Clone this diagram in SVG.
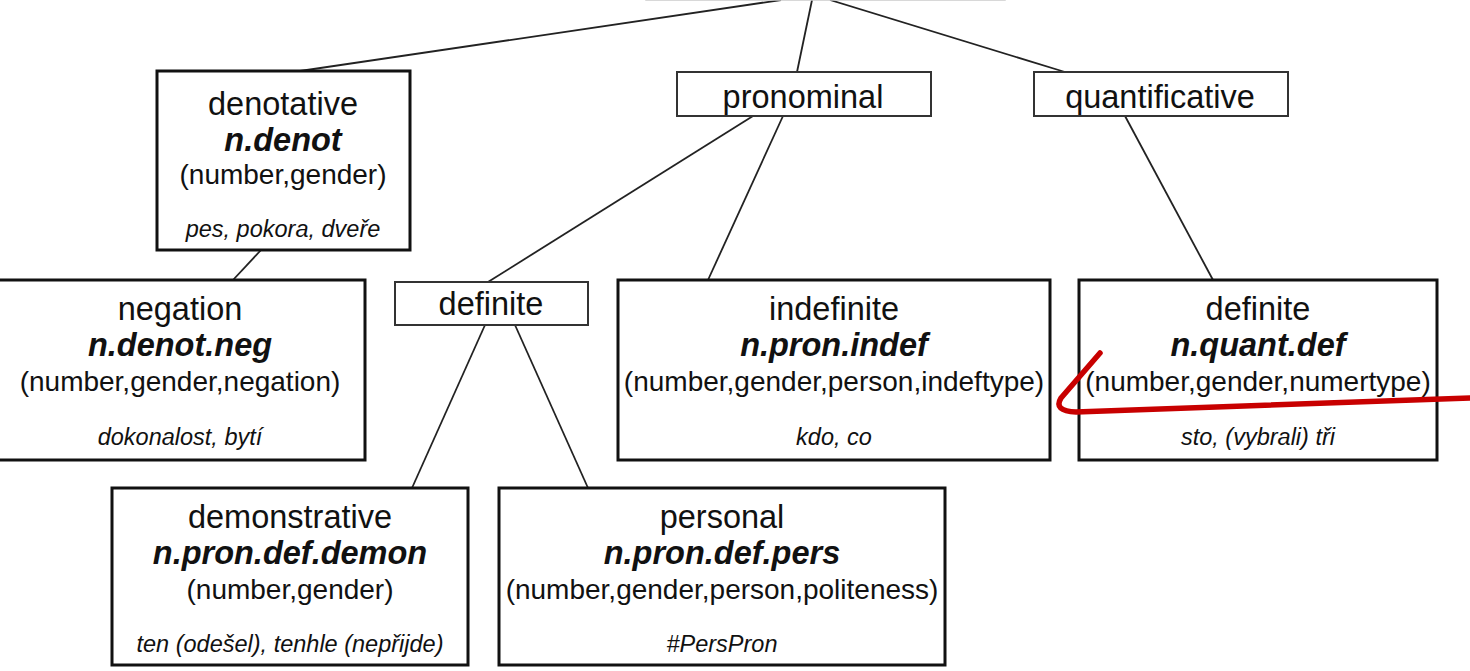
<svg xmlns="http://www.w3.org/2000/svg" width="1470" height="671" viewBox="0 0 1470 671">
<style>
.big{fill:#fff;stroke:#111;stroke-width:3}
.small{fill:#fff;stroke:#333;stroke-width:2}
text{font-family:"Liberation Sans",Arial,sans-serif;text-anchor:middle;fill:#111}
.t{font-size:32.5px}
.c{font-size:32.5px;font-weight:bold;font-style:italic}
.p{font-size:28px}
.e{font-size:23.5px;font-style:italic}
.con line{stroke:#222;stroke-width:1.8}
</style>
<rect width="1470" height="671" fill="#fff"/>
<g id="connectors" class="con">
<line x1="781" y1="0" x2="300" y2="71"/>
<line x1="812" y1="0" x2="797" y2="72"/>
<line x1="830" y1="0" x2="1065" y2="72"/>
<line x1="753" y1="116" x2="488" y2="282"/>
<line x1="783" y1="116" x2="708" y2="280"/>
<line x1="1125" y1="116" x2="1213" y2="280"/>
<line x1="261" y1="250" x2="233" y2="280"/>
<line x1="485" y1="325" x2="412" y2="488"/>
<line x1="515" y1="325" x2="588" y2="488"/>
</g>
<g id="root"><rect x="646" y="-40" width="359" height="40" fill="#fff" stroke="#ccc" stroke-width="1.5"/></g>
<g id="denotative">
<rect class="big" x="157" y="71" width="253" height="179"/>
<text class="t" x="283" y="115">denotative</text>
<text class="c" x="283" y="151">n.denot</text>
<text class="p" x="283" y="184">(number,gender)</text>
<text class="e" x="283" y="237">pes, pokora, dveře</text>
</g>
<g id="pronominal">
<rect class="small" x="677" y="72" width="254" height="44"/>
<text class="t" x="803" y="108">pronominal</text>
</g>
<g id="quantificative">
<rect class="small" x="1034" y="72" width="254" height="44"/>
<text class="t" x="1160" y="108">quantificative</text>
</g>
<g id="negation">
<rect class="big" x="-5" y="280" width="370" height="180"/>
<text class="t" x="180" y="320">negation</text>
<text class="c" x="180" y="356">n.denot.neg</text>
<text class="p" x="180" y="391">(number,gender,negation)</text>
<text class="e" x="180" y="445">dokonalost, bytí</text>
</g>
<g id="definite-pron">
<rect class="small" x="395" y="282" width="193" height="43"/>
<text class="t" x="491" y="315">definite</text>
</g>
<g id="indefinite">
<rect class="big" x="618" y="280" width="432" height="180"/>
<text class="t" x="834" y="320">indefinite</text>
<text class="c" x="834" y="356">n.pron.indef</text>
<text class="p" x="834" y="391">(number,gender,person,indeftype)</text>
<text class="e" x="834" y="445">kdo, co</text>
</g>
<g id="definite-quant">
<rect class="big" x="1079" y="280" width="358" height="180"/>
<text class="t" x="1258" y="320">definite</text>
<text class="c" x="1258" y="356">n.quant.def</text>
<text class="p" x="1258" y="391">(number,gender,numertype)</text>
<text class="e" x="1258" y="445">sto, (vybrali) tři</text>
</g>
<g id="demonstrative">
<rect class="big" x="112" y="488" width="356" height="177"/>
<text class="t" x="290" y="528">demonstrative</text>
<text class="c" x="290" y="564">n.pron.def.demon</text>
<text class="p" x="290" y="599">(number,gender)</text>
<text class="e" x="290" y="652">ten (odešel), tenhle (nepřijde)</text>
</g>
<g id="personal">
<rect class="big" x="499" y="488" width="446" height="177"/>
<text class="t" x="722" y="528">personal</text>
<text class="c" x="722" y="564">n.pron.def.pers</text>
<text class="p" x="722" y="599">(number,gender,person,politeness)</text>
<text class="e" x="722" y="652">#PersPron</text>
</g>
<g id="annotation">
<path d="M1100,353 L1061,398 Q1053,411 1076,412 L1470,398" fill="none" stroke="#c80000" stroke-width="5.5" stroke-linecap="round" stroke-linejoin="round"/>
</g>
</svg>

□ □ □ □ □

Work required:
Working from the lines above, reproduce the material exactly and exclude its pictures.

Answer below:
Clone this diagram in SVG.
<svg xmlns="http://www.w3.org/2000/svg" width="1470" height="671" viewBox="0 0 1470 671">
<style>
.big{fill:#fff;stroke:#111;stroke-width:3}
.small{fill:#fff;stroke:#333;stroke-width:2}
text{font-family:"Liberation Sans",Arial,sans-serif;text-anchor:middle;fill:#111}
.t{font-size:32.5px}
.c{font-size:32.5px;font-weight:bold;font-style:italic}
.p{font-size:28px}
.e{font-size:23.5px;font-style:italic}
.con line{stroke:#222;stroke-width:1.8}
</style>
<rect width="1470" height="671" fill="#fff"/>
<g id="connectors" class="con">
<line x1="781" y1="0" x2="300" y2="71"/>
<line x1="812" y1="0" x2="797" y2="72"/>
<line x1="830" y1="0" x2="1065" y2="72"/>
<line x1="753" y1="116" x2="488" y2="282"/>
<line x1="783" y1="116" x2="708" y2="280"/>
<line x1="1125" y1="116" x2="1213" y2="280"/>
<line x1="261" y1="250" x2="233" y2="280"/>
<line x1="485" y1="325" x2="412" y2="488"/>
<line x1="515" y1="325" x2="588" y2="488"/>
</g>
<g id="root"><rect x="646" y="-40" width="359" height="40" fill="#fff" stroke="#ccc" stroke-width="1.5"/></g>
<g id="denotative">
<rect class="big" x="157" y="71" width="253" height="179"/>
<text class="t" x="283" y="115">denotative</text>
<text class="c" x="283" y="151">n.denot</text>
<text class="p" x="283" y="184">(number,gender)</text>
<text class="e" x="283" y="237">pes, pokora, dveře</text>
</g>
<g id="pronominal">
<rect class="small" x="677" y="72" width="254" height="44"/>
<text class="t" x="803" y="108">pronominal</text>
</g>
<g id="quantificative">
<rect class="small" x="1034" y="72" width="254" height="44"/>
<text class="t" x="1160" y="108">quantificative</text>
</g>
<g id="negation">
<rect class="big" x="-5" y="280" width="370" height="180"/>
<text class="t" x="180" y="320">negation</text>
<text class="c" x="180" y="356">n.denot.neg</text>
<text class="p" x="180" y="391">(number,gender,negation)</text>
<text class="e" x="180" y="445">dokonalost, bytí</text>
</g>
<g id="definite-pron">
<rect class="small" x="395" y="282" width="193" height="43"/>
<text class="t" x="491" y="315">definite</text>
</g>
<g id="indefinite">
<rect class="big" x="618" y="280" width="432" height="180"/>
<text class="t" x="834" y="320">indefinite</text>
<text class="c" x="834" y="356">n.pron.indef</text>
<text class="p" x="834" y="391">(number,gender,person,indeftype)</text>
<text class="e" x="834" y="445">kdo, co</text>
</g>
<g id="definite-quant">
<rect class="big" x="1079" y="280" width="358" height="180"/>
<text class="t" x="1258" y="320">definite</text>
<text class="c" x="1258" y="356">n.quant.def</text>
<text class="p" x="1258" y="391">(number,gender,numertype)</text>
<text class="e" x="1258" y="445">sto, (vybrali) tři</text>
</g>
<g id="demonstrative">
<rect class="big" x="112" y="488" width="356" height="177"/>
<text class="t" x="290" y="528">demonstrative</text>
<text class="c" x="290" y="564">n.pron.def.demon</text>
<text class="p" x="290" y="599">(number,gender)</text>
<text class="e" x="290" y="652">ten (odešel), tenhle (nepřijde)</text>
</g>
<g id="personal">
<rect class="big" x="499" y="488" width="446" height="177"/>
<text class="t" x="722" y="528">personal</text>
<text class="c" x="722" y="564">n.pron.def.pers</text>
<text class="p" x="722" y="599">(number,gender,person,politeness)</text>
<text class="e" x="722" y="652">#PersPron</text>
</g>
<g id="annotation">
<path d="M1100,353 L1061,398 Q1053,411 1076,412 L1470,398" fill="none" stroke="#c80000" stroke-width="5.5" stroke-linecap="round" stroke-linejoin="round"/>
</g>
</svg>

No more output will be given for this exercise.